Eternal Themes of Exile in "Waiting for the Clouds" and "A Little Bit of Freedom"

in 23rd Istanbul International Film Festival

by Annika Gustafsson

A life in exile and the resulting problems of identity are examined in two vastly different films, Yesim Ustaoglu’s “Waiting for the Clouds” (Bulutlari beklerken) and the German-Turkish coproduction “A Little Bit of Freedom” (Kleine Freiheit) directed by Yüksel Yavuz. Both films took part in competition in the national section at the 23rd International Film Festival in Istanbul and stayed in the FIPRESCI jury’s discussions up until and during its final deliberations.

Ustaoglu’s second feature “Journey to the Sun”, 1999, brought her an international breakthrough and recognition. Her new film, with a script partly developed during a Sundance festival workshop, deals with a historical trauma going back to the antagonistic Turkish-Greek relations in 1916, when Greek families had to be evacuated from Turkey.

The film opens with grayish-brown documentary sequences from the evacuation, immediately striking an intense note of desperation and tragedy.

The little girl Eleni flees with her parents and her small brother through bitter cold and snow along the Black Sea coast. The parents die, and after a Turkish family takes care of her, she grows up as Ayse. Her brother Nico ends up in a children’s home and is eventually brought to Greece, while Eleni leads a life in secrecy with her double identities.

She undergoes a grave crisis when her elder sister dies and the psychological repression mechanisms begins to crack. Gradually, the Greek language returns to her, and she finally learns that Nico lives in Thessaloniki. Elini travels there, only to discover that she remains a stranger.

Ustaoglu handles this strong drama in a visually taut, restrained style. The maturity of the director’s treatment comes across in the seamless fusion of content and form into a powerful personal statement, showing obvious affinities with Theo Angelopoulos’s films and, surprisingly enough, even with Michelangelo Antonioni and his trilogy about modern urban alienation, “L’Avventura”, “La Notte” and “L’Eclisse”.

Despite not being awarded by FIPRESCI, “Waiting for the Clouds” will hopefully reach an international audience, not only on the festival circuit, but also through normal exposure in theaters.

The same goes for “A Little Bit of Freedom”. Here the story takes place in the St. Paul area in Hamburg, since 20 years an environment very familiar to the director, attracting illegal immigrants from the Balkan countries as well as North Africa and Turkey. The main character is teenage Baran, a delivery boy and all-purpose helper in a Turkish restaurant. Baran is waiting for a decision regarding a residence permit, while his new friend, Chenor from Africa, can’t produce any papers at all when the two of them are stopped and questioned by the police.

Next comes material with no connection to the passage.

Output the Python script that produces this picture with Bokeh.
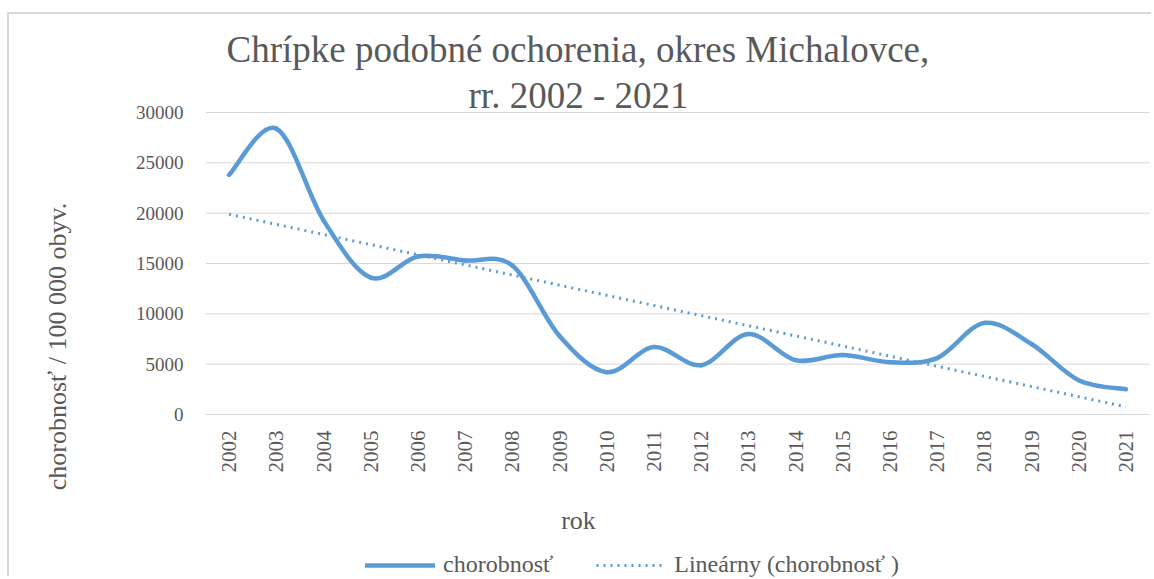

This drama is complicated by the fact that Baran hails from a Kurdish family. His parents were killed by a political traitor unexpectedly showing up in Hamburg one day.

Whereas Ustaoglu has chosen a calm narrative tempo characterized by well-composed, lucid long shots favoring reflection from a distance on the part of the spectator, Yavuz, with a style in the social-realistic mode, belongs to a category of directors influenced by documentary cinema, such as Ken Loach, for instance. A fast-moving, nervous camera accentuates a predominant climate of insecurity. As with Loach, there is nothing pretentious or superfluous in the treatment of the material. The drama unfolds organically; different destinies are woven into the story in a natural way and mirror a reality of urgent interest against a complex political background.